Service Advertising Protocol
Routers participate in allowing end nodes to access IPX services (such as file 
servers, print servers, communications servers, etc.) by keeping a list of all of 
the services on an IPX internetwork. This list is maintained by examining the 
Service Advertising Protocol (SAP) packets which are sent by servers and 
other routers on the local segment, and by rebroadcasting this information out 
of their other interfaces.
A “split-horizon” technique is used so that routers do not duplicate informa-
tion which is already known on the segment being broadcast to.
Client Machine Addressing
Unlike TCP/IP, IPX workstations do not have fixed network/node addresses 
that need to be configured. Instead, a workstation gets its network number 
from the router(s) on the segment it is connected to, and uses its Ethernet 
address for its node number.
This means that an IPX workstation may have as much as 18 hexadecimal 
digits of network/node address. Fortunately for workstation users, the 
NetWare client software does the work of discovering the network number 
and setting the address. Users only need to install Novell drivers to be able to 
use the IPX protocols over their network.

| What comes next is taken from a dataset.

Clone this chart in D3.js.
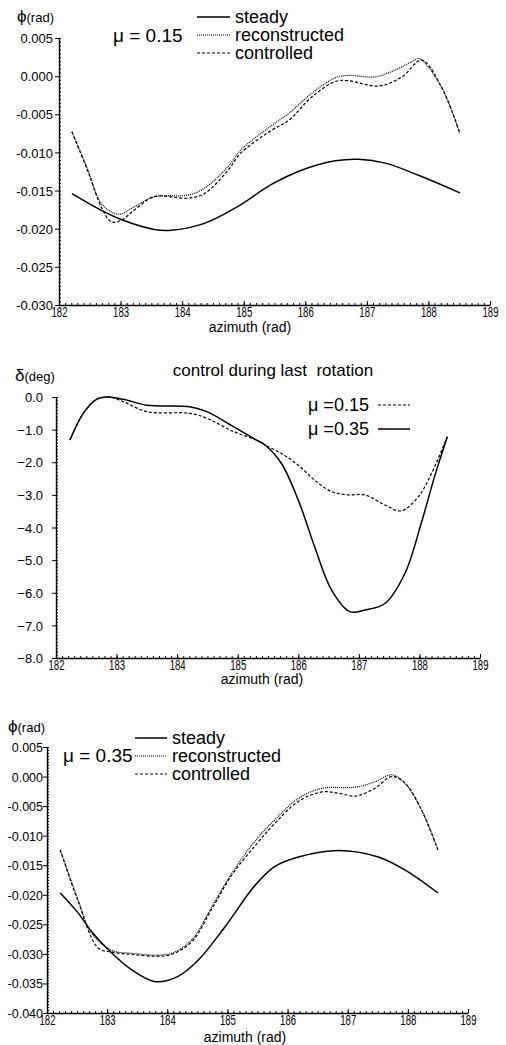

Routers which support IPX can use any of four “frame types” to send IPX 
packets. Each frame type organizes the IPX information in a network packet 
(i.e. frame) in a slightly different fashion. Although the basic information 
may be the same, clients or servers using different frame types cannot 
communicate with each other without an intermediate translation occurring 
between frame types. This translation is called “transitional routing,” and is 
one of the functions that can be performed by routers.
The four IPX frame types are:
Ethernet_Type_II
Ethernet_802.3 (Raw)
Ethernet_802.2
Ethernet_SNAP
Older versions of NetWare defaulted to the 802.3 Raw frame type, whereas 
NetWare 4.0 uses the 802.2 frame type.